Notes on characteristics of radar radial winds

Kirsti SALONEN
Finnish Meteorological Institute, Finland

Abstract

Doppler radar measures one component of the wind vector, that is, the radar radial component. With constant range and elevation the radar radial wind has a form of a sine as a function of azimuth angle, if an assumption of a linear wind field is made. The amplitude of the sine defines the wind speed and and the phase of the sine defines the wind direction.

Variational data assimilation provides a framework to interpret and to use the radar radial wind data in Numerical Weather Prediction (NWP) models. This consists of modelling the radar measurement with the available NWP model variables. The amount of raw measurements is however enormous, and some preprocessing is needed before using the radial wind observations in data assimilation. One solution is to calculate spatial averages, so called superobservations (SOs), from the raw data. SOs are smoother than the raw observations and better represent the model resolution.
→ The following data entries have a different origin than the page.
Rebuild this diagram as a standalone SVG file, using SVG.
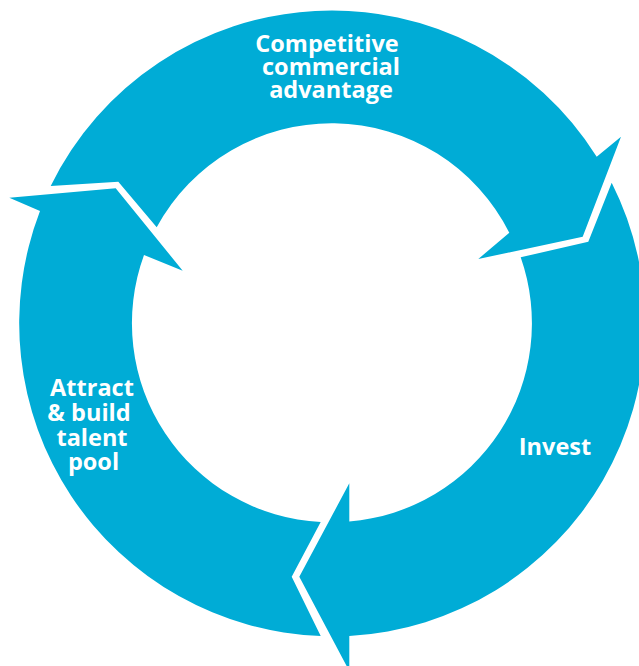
<svg xmlns="http://www.w3.org/2000/svg" width="639" height="666" viewBox="0 0 639 666">
  <style>
    .seg { fill: #00acd6; stroke: none; }
    .lbl { fill: #ffffff; font-family: "Open Sans", Lato, "Liberation Sans", sans-serif; font-weight: 700; font-size: 23.5px; text-anchor: middle; }
  </style>
  <rect width="639" height="666" fill="#ffffff"/>
  <!-- ring centre (332,323.3), inner radius 199, outer radius 313; three clockwise arrows -->
  <g id="connectors">
    <!-- left arrow: bottom notch up to the top-left head -->
    <g id="attract">
      <path class="seg" d="M320.7,636 L291.7,576.7 L320.7,522 A199,199 0 0 1 144,255 L182.7,270.7 L115.7,188.3 L9.3,197.7 L40,211 A313,313 0 0 0 320.7,636 Z"/>
      <text class="lbl" x="92" y="396">Attract</text>
      <text class="lbl" x="89" y="421">&amp; build</text>
      <text class="lbl" x="92" y="446">talent</text>
      <text class="lbl" x="93.5" y="470">pool</text>
    </g>
    <!-- top arrow: top-left notch round to the top-right head -->
    <g id="advantage">
      <path class="seg" d="M50.7,186 L118.3,181.7 L156.7,227.3 A199,199 0 0 1 509.3,232.7 L478.3,259 L582.7,236.7 L621,136.7 L596.7,156.7 A313,313 0 0 0 50.7,186 Z"/>
      <text class="lbl" x="327" y="52">Competitive</text>
      <text class="lbl" x="331" y="75">commercial</text>
      <text class="lbl" x="331" y="98">advantage</text>
    </g>
    <!-- right arrow: top-right notch down to the bottom head -->
    <g id="invest">
      <path class="seg" d="M611.7,182.7 L588.3,241.7 L520.7,257.3 A199,199 0 0 1 349.3,521.5 L349.3,483.3 L299.3,576.7 L349.3,671 L349.3,635.9 A313,313 0 0 0 611.7,182.7 Z"/>
      <text class="lbl" x="555" y="455">Invest</text>
    </g>
  </g>
</svg>
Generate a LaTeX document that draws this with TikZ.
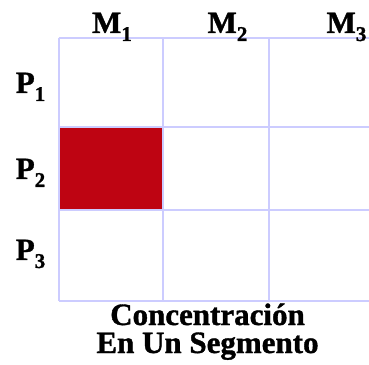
\documentclass[tikz,border=0pt]{standalone}
\usepackage{fontspec}
\setmainfont{Liberation Serif}[BoldFeatures={FakeBold=1.2}]
\definecolor{gridc}{HTML}{CCCCFF}
\definecolor{redc}{HTML}{BE0412}
\newcommand{\lsub}[1]{\raisebox{-8pt}{\fontsize{21}{21}\selectfont #1}}
\begin{document}
\begin{tikzpicture}[x=1pt,y=1pt,
  lbl/.style={inner sep=0pt,anchor=base,font=\fontsize{31}{33}\selectfont\bfseries},
  gridline/.style={draw=gridc,line width=2pt}]
\useasboundingbox (0,0) rectangle (369,364);
\fill[redc] (58.5,237) rectangle (163,154);
% grid
\draw[gridline] (58.5,326) -- (375,326);
\draw[gridline] (58.5,237) -- (375,237);
\draw[gridline] (58.5,154) -- (375,154);
\draw[gridline] (58.5,63) -- (375,63);
\draw[gridline] (58.5,326) -- (58.5,63);
\draw[gridline] (163,326) -- (163,63);
\draw[gridline] (269,326) -- (269,63);
% labels
\node[lbl] (m1) at (112,331) {M\lsub{1}};
\node[lbl] (m2) at (227.5,331) {M\lsub{2}};
\node[lbl] (m3) at (346.5,331) {M\lsub{3}};
\node[lbl] (p1) at (30.5,271) {P\lsub{1}};
\node[lbl] (p2) at (30.5,185) {P\lsub{2}};
\node[lbl] (p3) at (30.5,104) {P\lsub{3}};
\node[lbl] (t1) at (207.5,39) {Concentración};
\node[lbl] (t2) at (207.5,11) {En Un Segmento};
\end{tikzpicture}
\end{document}
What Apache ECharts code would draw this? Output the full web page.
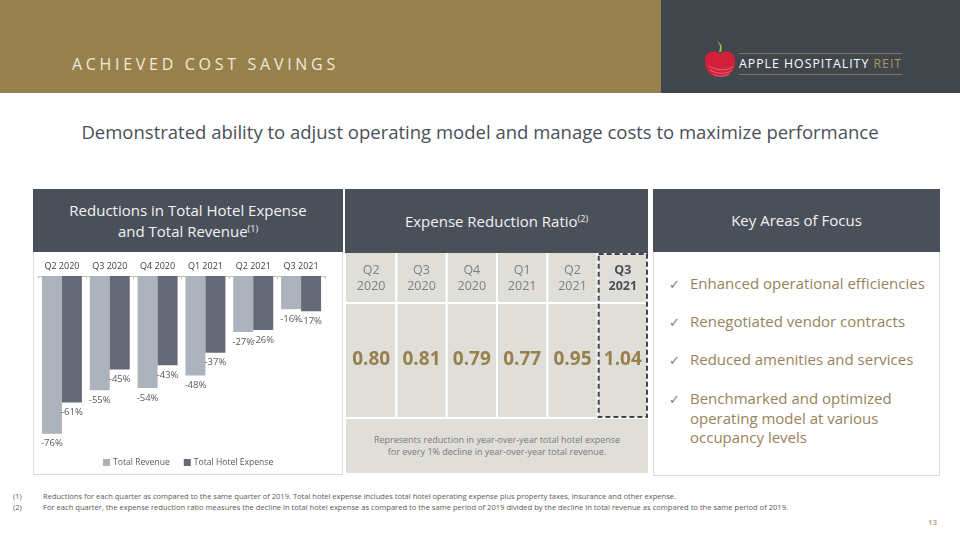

Another, but not as good possibility is to use data thinning, i.e. to use raw observations with sparse resolution.

An important aspect when defining the quality of radar radial wind observations, raw observations or SOs, is the possible azimuth dependence of verification scores, especially the azimuth dependece of bias. Calculating bias over the whole measurement area may result near zero and indicate that the data is unbiased. Still, there might be systematic difference between observed and modelled wind direction or wind speed. Studying the bias as a function of azimuth angle reveals those differences immediately. If observations and model are unbiased, bias as a function of azimuth angle is zero. If observations, or model, are not unbiased, the bias will also have a form of sine as a function of azimuth angle. The amplitude of the sine defines the maximum bias in the data and the phase difference to the reference wind direction defines the bias in wind direction.

In this presentation verification results will be presented from a set of experiments with one month radar radial wind data.